======== STORED DATA
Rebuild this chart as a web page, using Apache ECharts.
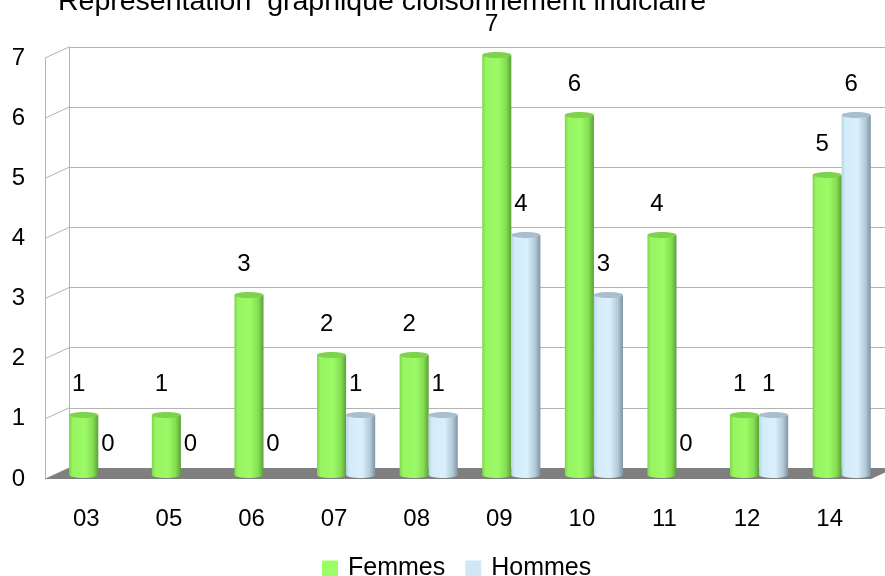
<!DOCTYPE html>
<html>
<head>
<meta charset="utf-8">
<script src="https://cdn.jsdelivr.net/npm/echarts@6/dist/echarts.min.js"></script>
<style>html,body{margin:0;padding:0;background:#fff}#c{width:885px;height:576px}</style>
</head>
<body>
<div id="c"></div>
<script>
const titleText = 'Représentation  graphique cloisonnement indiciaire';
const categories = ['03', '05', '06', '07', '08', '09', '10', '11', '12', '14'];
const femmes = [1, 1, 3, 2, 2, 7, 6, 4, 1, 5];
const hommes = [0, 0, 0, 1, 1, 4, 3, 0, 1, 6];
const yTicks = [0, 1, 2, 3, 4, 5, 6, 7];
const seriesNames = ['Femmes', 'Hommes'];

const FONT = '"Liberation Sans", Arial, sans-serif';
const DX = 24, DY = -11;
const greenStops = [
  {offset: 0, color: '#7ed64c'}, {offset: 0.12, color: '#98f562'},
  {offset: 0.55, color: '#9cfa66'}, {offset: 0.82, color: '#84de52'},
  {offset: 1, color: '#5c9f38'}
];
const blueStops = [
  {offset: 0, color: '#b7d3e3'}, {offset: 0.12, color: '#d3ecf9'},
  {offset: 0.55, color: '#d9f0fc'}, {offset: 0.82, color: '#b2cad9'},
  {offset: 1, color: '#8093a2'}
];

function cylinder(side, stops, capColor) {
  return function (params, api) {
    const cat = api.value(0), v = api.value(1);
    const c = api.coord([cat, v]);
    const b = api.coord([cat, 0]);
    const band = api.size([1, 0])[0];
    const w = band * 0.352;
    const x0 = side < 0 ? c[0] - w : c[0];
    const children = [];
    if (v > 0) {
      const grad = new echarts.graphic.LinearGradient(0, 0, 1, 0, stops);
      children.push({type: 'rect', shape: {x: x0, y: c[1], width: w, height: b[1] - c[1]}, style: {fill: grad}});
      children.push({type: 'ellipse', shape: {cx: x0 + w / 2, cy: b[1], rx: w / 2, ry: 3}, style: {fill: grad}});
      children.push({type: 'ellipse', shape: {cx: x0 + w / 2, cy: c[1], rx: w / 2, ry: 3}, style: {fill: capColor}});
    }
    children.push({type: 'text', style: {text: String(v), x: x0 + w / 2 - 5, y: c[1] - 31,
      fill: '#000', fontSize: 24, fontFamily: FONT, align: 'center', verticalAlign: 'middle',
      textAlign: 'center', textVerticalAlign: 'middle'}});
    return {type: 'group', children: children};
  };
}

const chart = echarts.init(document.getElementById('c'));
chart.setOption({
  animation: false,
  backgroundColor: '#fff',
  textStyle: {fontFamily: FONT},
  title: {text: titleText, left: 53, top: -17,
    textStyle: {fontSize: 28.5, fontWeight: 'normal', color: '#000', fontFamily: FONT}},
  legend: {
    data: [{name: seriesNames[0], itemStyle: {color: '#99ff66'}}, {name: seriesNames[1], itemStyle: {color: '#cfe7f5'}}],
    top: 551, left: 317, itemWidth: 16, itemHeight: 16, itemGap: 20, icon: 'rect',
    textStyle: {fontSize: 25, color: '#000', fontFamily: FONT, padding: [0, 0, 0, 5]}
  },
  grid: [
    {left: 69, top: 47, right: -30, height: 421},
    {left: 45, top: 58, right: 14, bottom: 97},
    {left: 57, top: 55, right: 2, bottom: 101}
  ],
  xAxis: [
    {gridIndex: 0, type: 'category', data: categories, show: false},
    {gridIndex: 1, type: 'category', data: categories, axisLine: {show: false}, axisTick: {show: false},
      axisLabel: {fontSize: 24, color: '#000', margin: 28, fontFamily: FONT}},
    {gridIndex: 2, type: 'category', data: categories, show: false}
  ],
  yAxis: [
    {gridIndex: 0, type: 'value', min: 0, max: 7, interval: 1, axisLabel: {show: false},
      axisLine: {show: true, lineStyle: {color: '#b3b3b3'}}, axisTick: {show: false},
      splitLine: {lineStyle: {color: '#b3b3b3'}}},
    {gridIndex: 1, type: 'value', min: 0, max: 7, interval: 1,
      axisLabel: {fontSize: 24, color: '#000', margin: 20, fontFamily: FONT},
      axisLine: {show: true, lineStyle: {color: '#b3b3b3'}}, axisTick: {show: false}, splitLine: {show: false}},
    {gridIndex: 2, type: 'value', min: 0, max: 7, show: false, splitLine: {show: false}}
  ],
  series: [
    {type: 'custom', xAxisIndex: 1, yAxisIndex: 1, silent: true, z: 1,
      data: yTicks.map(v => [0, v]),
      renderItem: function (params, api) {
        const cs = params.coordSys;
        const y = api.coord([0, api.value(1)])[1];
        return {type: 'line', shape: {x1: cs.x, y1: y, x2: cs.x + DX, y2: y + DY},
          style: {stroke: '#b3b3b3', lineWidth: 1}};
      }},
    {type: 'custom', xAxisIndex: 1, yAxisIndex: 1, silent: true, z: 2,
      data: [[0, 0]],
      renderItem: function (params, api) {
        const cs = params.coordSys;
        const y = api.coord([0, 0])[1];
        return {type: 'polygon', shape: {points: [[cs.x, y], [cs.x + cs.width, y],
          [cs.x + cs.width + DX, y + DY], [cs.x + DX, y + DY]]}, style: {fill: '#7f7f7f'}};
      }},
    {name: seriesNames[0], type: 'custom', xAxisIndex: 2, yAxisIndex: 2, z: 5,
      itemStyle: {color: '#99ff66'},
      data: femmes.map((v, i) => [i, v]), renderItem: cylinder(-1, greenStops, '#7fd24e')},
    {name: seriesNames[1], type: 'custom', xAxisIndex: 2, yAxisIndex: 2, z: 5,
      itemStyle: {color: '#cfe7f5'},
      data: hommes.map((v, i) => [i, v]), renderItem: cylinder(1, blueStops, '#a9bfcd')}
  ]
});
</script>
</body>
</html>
================
Could the lines from the top of the material through the line with "const seriesNames = ['Femmes', 'Hommes'];" be repeated exactly, pictures left out?

• **RESPONSE**
Rebuild this chart as a web page, using Apache ECharts.
<!DOCTYPE html>
<html>
<head>
<meta charset="utf-8">
<script src="https://cdn.jsdelivr.net/npm/echarts@6/dist/echarts.min.js"></script>
<style>html,body{margin:0;padding:0;background:#fff}#c{width:885px;height:576px}</style>
</head>
<body>
<div id="c"></div>
<script>
const titleText = 'Représentation  graphique cloisonnement indiciaire';
const categories = ['03', '05', '06', '07', '08', '09', '10', '11', '12', '14'];
const femmes = [1, 1, 3, 2, 2, 7, 6, 4, 1, 5];
const hommes = [0, 0, 0, 1, 1, 4, 3, 0, 1, 6];
const yTicks = [0, 1, 2, 3, 4, 5, 6, 7];
const seriesNames = ['Femmes', 'Hommes'];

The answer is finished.